GIVEN INFORMATION:
-=-=-=-=-

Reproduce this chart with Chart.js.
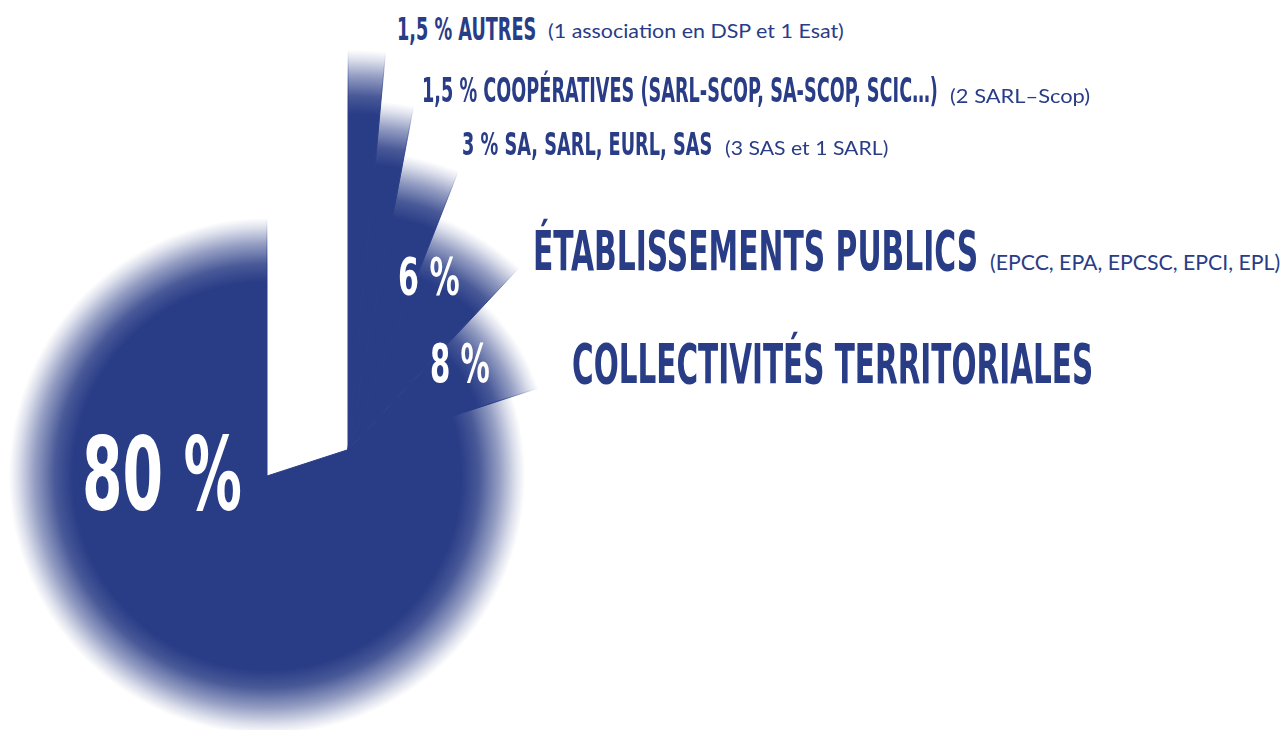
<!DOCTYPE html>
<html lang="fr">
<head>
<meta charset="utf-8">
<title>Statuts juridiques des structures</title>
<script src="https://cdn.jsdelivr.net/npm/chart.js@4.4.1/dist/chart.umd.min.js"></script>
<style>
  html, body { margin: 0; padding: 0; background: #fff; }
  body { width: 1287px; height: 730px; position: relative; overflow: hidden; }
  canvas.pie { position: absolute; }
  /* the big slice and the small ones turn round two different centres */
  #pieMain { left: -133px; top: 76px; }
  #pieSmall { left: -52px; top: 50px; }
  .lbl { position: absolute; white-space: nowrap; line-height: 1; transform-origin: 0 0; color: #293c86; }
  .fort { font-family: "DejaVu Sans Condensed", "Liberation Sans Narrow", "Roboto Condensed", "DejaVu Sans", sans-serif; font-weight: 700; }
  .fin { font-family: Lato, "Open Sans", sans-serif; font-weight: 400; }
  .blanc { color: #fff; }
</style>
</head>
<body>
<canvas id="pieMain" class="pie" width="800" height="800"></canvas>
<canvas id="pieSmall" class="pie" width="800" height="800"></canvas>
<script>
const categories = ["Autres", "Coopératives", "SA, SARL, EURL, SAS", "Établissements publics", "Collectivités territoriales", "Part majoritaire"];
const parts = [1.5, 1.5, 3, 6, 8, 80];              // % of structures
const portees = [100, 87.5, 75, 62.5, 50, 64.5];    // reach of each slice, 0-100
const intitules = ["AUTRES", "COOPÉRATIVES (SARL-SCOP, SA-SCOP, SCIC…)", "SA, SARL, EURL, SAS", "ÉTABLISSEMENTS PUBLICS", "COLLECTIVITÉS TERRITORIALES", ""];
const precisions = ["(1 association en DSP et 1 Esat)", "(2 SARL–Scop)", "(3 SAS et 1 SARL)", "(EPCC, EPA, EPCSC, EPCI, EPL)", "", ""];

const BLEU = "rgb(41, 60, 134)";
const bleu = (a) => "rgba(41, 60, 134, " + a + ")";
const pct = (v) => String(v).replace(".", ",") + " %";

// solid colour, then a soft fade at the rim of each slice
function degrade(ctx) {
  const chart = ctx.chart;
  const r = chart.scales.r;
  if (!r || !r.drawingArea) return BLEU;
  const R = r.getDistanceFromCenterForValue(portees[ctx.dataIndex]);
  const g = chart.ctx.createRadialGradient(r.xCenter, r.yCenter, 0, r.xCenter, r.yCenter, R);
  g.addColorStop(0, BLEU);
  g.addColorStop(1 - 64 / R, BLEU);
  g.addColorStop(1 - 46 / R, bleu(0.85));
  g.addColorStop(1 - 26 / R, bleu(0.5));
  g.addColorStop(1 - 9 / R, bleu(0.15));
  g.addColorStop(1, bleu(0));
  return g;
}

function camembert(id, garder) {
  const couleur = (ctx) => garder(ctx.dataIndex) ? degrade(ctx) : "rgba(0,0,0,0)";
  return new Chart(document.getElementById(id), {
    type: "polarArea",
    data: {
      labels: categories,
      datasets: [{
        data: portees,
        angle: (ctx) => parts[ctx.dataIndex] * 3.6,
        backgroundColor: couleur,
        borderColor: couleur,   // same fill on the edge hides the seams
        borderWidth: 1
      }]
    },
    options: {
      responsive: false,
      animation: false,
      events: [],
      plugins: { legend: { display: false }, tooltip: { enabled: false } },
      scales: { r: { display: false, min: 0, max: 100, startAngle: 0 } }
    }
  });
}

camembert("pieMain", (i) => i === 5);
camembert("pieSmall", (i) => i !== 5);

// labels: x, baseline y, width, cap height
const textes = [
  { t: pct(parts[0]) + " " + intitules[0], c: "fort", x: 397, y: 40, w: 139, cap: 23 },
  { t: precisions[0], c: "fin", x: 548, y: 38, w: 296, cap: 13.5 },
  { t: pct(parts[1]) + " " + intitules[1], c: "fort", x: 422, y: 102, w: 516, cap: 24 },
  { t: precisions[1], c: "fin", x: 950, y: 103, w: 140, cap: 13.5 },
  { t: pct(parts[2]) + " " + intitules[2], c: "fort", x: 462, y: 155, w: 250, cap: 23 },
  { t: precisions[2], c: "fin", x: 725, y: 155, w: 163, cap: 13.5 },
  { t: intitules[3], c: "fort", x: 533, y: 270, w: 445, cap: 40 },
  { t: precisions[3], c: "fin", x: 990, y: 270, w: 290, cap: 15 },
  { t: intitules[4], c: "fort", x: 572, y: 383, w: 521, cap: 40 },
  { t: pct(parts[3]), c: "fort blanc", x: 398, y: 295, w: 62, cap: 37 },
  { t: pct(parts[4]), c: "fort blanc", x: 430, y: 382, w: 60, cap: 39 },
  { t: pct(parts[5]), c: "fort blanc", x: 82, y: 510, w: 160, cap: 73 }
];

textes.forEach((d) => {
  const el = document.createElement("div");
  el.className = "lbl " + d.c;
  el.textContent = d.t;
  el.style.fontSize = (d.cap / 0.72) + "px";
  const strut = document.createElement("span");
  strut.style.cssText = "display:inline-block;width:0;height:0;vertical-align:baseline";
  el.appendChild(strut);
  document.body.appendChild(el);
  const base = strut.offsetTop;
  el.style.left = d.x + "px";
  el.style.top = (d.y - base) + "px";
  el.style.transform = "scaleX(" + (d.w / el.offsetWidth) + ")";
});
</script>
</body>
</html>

-=-=-=-=-

WHAT THE TASK ASKS: Set every line down exactly as written, leaving each picture out.

WRITTEN RESPONSE:
Reproduce this chart with Chart.js.
<!DOCTYPE html>
<html lang="fr">
<head>
<meta charset="utf-8">
<title>Statuts juridiques des structures</title>
<script src="https://cdn.jsdelivr.net/npm/chart.js@4.4.1/dist/chart.umd.min.js"></script>
<style>
  html, body { margin: 0; padding: 0; background: #fff; }
  body { width: 1287px; height: 730px; position: relative; overflow: hidden; }
  canvas.pie { position: absolute; }
  /* the big slice and the small ones turn round two different centres */
  #pieMain { left: -133px; top: 76px; }
  #pieSmall { left: -52px; top: 50px; }
  .lbl { position: absolute; white-space: nowrap; line-height: 1; transform-origin: 0 0; color: #293c86; }
  .fort { font-family: "DejaVu Sans Condensed", "Liberation Sans Narrow", "Roboto Condensed", "DejaVu Sans", sans-serif; font-weight: 700; }
  .fin { font-family: Lato, "Open Sans", sans-serif; font-weight: 400; }
  .blanc { color: #fff; }
</style>
</head>
<body>
<canvas id="pieMain" class="pie" width="800" height="800"></canvas>
<canvas id="pieSmall" class="pie" width="800" height="800"></canvas>
<script>
const categories = ["Autres", "Coopératives", "SA, SARL, EURL, SAS", "Établissements publics", "Collectivités territoriales", "Part majoritaire"];
const parts = [1.5, 1.5, 3, 6, 8, 80];              // % of structures
const portees = [100, 87.5, 75, 62.5, 50, 64.5];    // reach of each slice, 0-100
const intitules = ["AUTRES", "COOPÉRATIVES (SARL-SCOP, SA-SCOP, SCIC…)", "SA, SARL, EURL, SAS", "ÉTABLISSEMENTS PUBLICS", "COLLECTIVITÉS TERRITORIALES", ""];
const precisions = ["(1 association en DSP et 1 Esat)", "(2 SARL–Scop)", "(3 SAS et 1 SARL)", "(EPCC, EPA, EPCSC, EPCI, EPL)", "", ""];

const BLEU = "rgb(41, 60, 134)";
const bleu = (a) => "rgba(41, 60, 134, " + a + ")";
const pct = (v) => String(v).replace(".", ",") + " %";

// solid colour, then a soft fade at the rim of each slice
function degrade(ctx) {
  const chart = ctx.chart;
  const r = chart.scales.r;
  if (!r || !r.drawingArea) return BLEU;
  const R = r.getDistanceFromCenterForValue(portees[ctx.dataIndex]);
  const g = chart.ctx.createRadialGradient(r.xCenter, r.yCenter, 0, r.xCenter, r.yCenter, R);
  g.addColorStop(0, BLEU);
  g.addColorStop(1 - 64 / R, BLEU);
  g.addColorStop(1 - 46 / R, bleu(0.85));
  g.addColorStop(1 - 26 / R, bleu(0.5));
  g.addColorStop(1 - 9 / R, bleu(0.15));
  g.addColorStop(1, bleu(0));
  return g;
}

function camembert(id, garder) {
  const couleur = (ctx) => garder(ctx.dataIndex) ? degrade(ctx) : "rgba(0,0,0,0)";
  return new Chart(document.getElementById(id), {
    type: "polarArea",
    data: {
      labels: categories,
      datasets: [{
        data: portees,
        angle: (ctx) => parts[ctx.dataIndex] * 3.6,
        backgroundColor: couleur,
        borderColor: couleur,   // same fill on the edge hides the seams
        borderWidth: 1
      }]
    },
    options: {
      responsive: false,
      animation: false,
      events: [],
      plugins: { legend: { display: false }, tooltip: { enabled: false } },
      scales: { r: { display: false, min: 0, max: 100, startAngle: 0 } }
    }
  });
}

camembert("pieMain", (i) => i === 5);
camembert("pieSmall", (i) => i !== 5);

// labels: x, baseline y, width, cap height
const textes = [
  { t: pct(parts[0]) + " " + intitules[0], c: "fort", x: 397, y: 40, w: 139, cap: 23 },
  { t: precisions[0], c: "fin", x: 548, y: 38, w: 296, cap: 13.5 },
  { t: pct(parts[1]) + " " + intitules[1], c: "fort", x: 422, y: 102, w: 516, cap: 24 },
  { t: precisions[1], c: "fin", x: 950, y: 103, w: 140, cap: 13.5 },
  { t: pct(parts[2]) + " " + intitules[2], c: "fort", x: 462, y: 155, w: 250, cap: 23 },
  { t: precisions[2], c: "fin", x: 725, y: 155, w: 163, cap: 13.5 },
  { t: intitules[3], c: "fort", x: 533, y: 270, w: 445, cap: 40 },
  { t: precisions[3], c: "fin", x: 990, y: 270, w: 290, cap: 15 },
  { t: intitules[4], c: "fort", x: 572, y: 383, w: 521, cap: 40 },
  { t: pct(parts[3]), c: "fort blanc", x: 398, y: 295, w: 62, cap: 37 },
  { t: pct(parts[4]), c: "fort blanc", x: 430, y: 382, w: 60, cap: 39 },
  { t: pct(parts[5]), c: "fort blanc", x: 82, y: 510, w: 160, cap: 73 }
];

textes.forEach((d) => {
  const el = document.createElement("div");
  el.className = "lbl " + d.c;
  el.textContent = d.t;
  el.style.fontSize = (d.cap / 0.72) + "px";
  const strut = document.createElement("span");
  strut.style.cssText = "display:inline-block;width:0;height:0;vertical-align:baseline";
  el.appendChild(strut);
  document.body.appendChild(el);
  const base = strut.offsetTop;
  el.style.left = d.x + "px";
  el.style.top = (d.y - base) + "px";
  el.style.transform = "scaleX(" + (d.w / el.offsetWidth) + ")";
});
</script>
</body>
</html>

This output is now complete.